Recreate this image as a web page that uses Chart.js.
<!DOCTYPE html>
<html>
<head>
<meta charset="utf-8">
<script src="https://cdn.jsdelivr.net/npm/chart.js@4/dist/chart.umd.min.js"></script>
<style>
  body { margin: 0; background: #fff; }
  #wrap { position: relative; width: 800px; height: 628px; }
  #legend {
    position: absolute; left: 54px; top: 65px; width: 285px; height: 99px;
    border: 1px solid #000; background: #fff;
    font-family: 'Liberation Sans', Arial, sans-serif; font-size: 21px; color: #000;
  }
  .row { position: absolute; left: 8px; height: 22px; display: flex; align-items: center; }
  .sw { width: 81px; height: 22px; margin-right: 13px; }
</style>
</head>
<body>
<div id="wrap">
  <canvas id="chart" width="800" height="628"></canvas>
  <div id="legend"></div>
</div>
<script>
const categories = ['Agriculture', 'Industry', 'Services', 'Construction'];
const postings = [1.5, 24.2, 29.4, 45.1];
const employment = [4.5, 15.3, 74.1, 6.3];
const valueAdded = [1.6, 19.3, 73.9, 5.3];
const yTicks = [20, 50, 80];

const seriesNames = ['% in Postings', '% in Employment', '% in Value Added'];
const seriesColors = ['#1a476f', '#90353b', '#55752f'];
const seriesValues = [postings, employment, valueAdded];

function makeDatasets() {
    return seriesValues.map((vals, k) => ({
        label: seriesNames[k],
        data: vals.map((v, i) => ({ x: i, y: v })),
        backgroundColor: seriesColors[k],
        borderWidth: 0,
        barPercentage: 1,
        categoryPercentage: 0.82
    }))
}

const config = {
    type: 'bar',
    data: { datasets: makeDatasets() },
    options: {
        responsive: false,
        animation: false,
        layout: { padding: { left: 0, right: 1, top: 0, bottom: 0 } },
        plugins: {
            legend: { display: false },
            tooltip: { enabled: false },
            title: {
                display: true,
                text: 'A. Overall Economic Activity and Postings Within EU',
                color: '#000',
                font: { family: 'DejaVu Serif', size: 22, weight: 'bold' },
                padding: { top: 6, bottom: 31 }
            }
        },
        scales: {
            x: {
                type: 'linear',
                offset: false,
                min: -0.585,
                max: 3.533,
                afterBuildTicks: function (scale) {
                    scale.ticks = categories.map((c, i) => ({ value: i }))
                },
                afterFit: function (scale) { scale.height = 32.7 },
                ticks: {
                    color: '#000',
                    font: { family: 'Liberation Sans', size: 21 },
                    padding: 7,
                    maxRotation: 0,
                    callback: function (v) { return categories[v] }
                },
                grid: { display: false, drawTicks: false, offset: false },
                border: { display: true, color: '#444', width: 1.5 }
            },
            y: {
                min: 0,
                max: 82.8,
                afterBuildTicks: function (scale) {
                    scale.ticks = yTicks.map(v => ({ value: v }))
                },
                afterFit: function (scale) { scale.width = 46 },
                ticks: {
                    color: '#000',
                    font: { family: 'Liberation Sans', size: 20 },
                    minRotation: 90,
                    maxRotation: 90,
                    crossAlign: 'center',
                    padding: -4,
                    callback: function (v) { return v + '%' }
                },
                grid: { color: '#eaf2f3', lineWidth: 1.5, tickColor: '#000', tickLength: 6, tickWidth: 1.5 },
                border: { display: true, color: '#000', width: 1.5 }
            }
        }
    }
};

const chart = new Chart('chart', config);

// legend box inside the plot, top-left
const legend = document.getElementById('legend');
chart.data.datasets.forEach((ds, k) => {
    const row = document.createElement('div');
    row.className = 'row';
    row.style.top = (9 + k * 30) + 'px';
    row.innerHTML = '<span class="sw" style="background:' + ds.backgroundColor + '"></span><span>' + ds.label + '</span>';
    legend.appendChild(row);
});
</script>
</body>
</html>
# # # # # # #
• OBJECTIVE
From the first line to the last, retype the data exactly.

• SOLUTION FOR THIS EXERCISE
Recreate this image as a web page that uses Chart.js.
<!DOCTYPE html>
<html>
<head>
<meta charset="utf-8">
<script src="https://cdn.jsdelivr.net/npm/chart.js@4/dist/chart.umd.min.js"></script>
<style>
  body { margin: 0; background: #fff; }
  #wrap { position: relative; width: 800px; height: 628px; }
  #legend {
    position: absolute; left: 54px; top: 65px; width: 285px; height: 99px;
    border: 1px solid #000; background: #fff;
    font-family: 'Liberation Sans', Arial, sans-serif; font-size: 21px; color: #000;
  }
  .row { position: absolute; left: 8px; height: 22px; display: flex; align-items: center; }
  .sw { width: 81px; height: 22px; margin-right: 13px; }
</style>
</head>
<body>
<div id="wrap">
  <canvas id="chart" width="800" height="628"></canvas>
  <div id="legend"></div>
</div>
<script>
const categories = ['Agriculture', 'Industry', 'Services', 'Construction'];
const postings = [1.5, 24.2, 29.4, 45.1];
const employment = [4.5, 15.3, 74.1, 6.3];
const valueAdded = [1.6, 19.3, 73.9, 5.3];
const yTicks = [20, 50, 80];

const seriesNames = ['% in Postings', '% in Employment', '% in Value Added'];
const seriesColors = ['#1a476f', '#90353b', '#55752f'];
const seriesValues = [postings, employment, valueAdded];

function makeDatasets() {
    return seriesValues.map((vals, k) => ({
        label: seriesNames[k],
        data: vals.map((v, i) => ({ x: i, y: v })),
        backgroundColor: seriesColors[k],
        borderWidth: 0,
        barPercentage: 1,
        categoryPercentage: 0.82
    }))
}

const config = {
    type: 'bar',
    data: { datasets: makeDatasets() },
    options: {
        responsive: false,
        animation: false,
        layout: { padding: { left: 0, right: 1, top: 0, bottom: 0 } },
        plugins: {
            legend: { display: false },
            tooltip: { enabled: false },
            title: {
                display: true,
                text: 'A. Overall Economic Activity and Postings Within EU',
                color: '#000',
                font: { family: 'DejaVu Serif', size: 22, weight: 'bold' },
                padding: { top: 6, bottom: 31 }
            }
        },
        scales: {
            x: {
                type: 'linear',
                offset: false,
                min: -0.585,
                max: 3.533,
                afterBuildTicks: function (scale) {
                    scale.ticks = categories.map((c, i) => ({ value: i }))
                },
                afterFit: function (scale) { scale.height = 32.7 },
                ticks: {
                    color: '#000',
                    font: { family: 'Liberation Sans', size: 21 },
                    padding: 7,
                    maxRotation: 0,
                    callback: function (v) { return categories[v] }
                },
                grid: { display: false, drawTicks: false, offset: false },
                border: { display: true, color: '#444', width: 1.5 }
            },
            y: {
                min: 0,
                max: 82.8,
                afterBuildTicks: function (scale) {
                    scale.ticks = yTicks.map(v => ({ value: v }))
                },
                afterFit: function (scale) { scale.width = 46 },
                ticks: {
                    color: '#000',
                    font: { family: 'Liberation Sans', size: 20 },
                    minRotation: 90,
                    maxRotation: 90,
                    crossAlign: 'center',
                    padding: -4,
                    callback: function (v) { return v + '%' }
                },
                grid: { color: '#eaf2f3', lineWidth: 1.5, tickColor: '#000', tickLength: 6, tickWidth: 1.5 },
                border: { display: true, color: '#000', width: 1.5 }
            }
        }
    }
};

const chart = new Chart('chart', config);

// legend box inside the plot, top-left
const legend = document.getElementById('legend');
chart.data.datasets.forEach((ds, k) => {
    const row = document.createElement('div');
    row.className = 'row';
    row.style.top = (9 + k * 30) + 'px';
    row.innerHTML = '<span class="sw" style="background:' + ds.backgroundColor + '"></span><span>' + ds.label + '</span>';
    legend.appendChild(row);
});
</script>
</body>
</html>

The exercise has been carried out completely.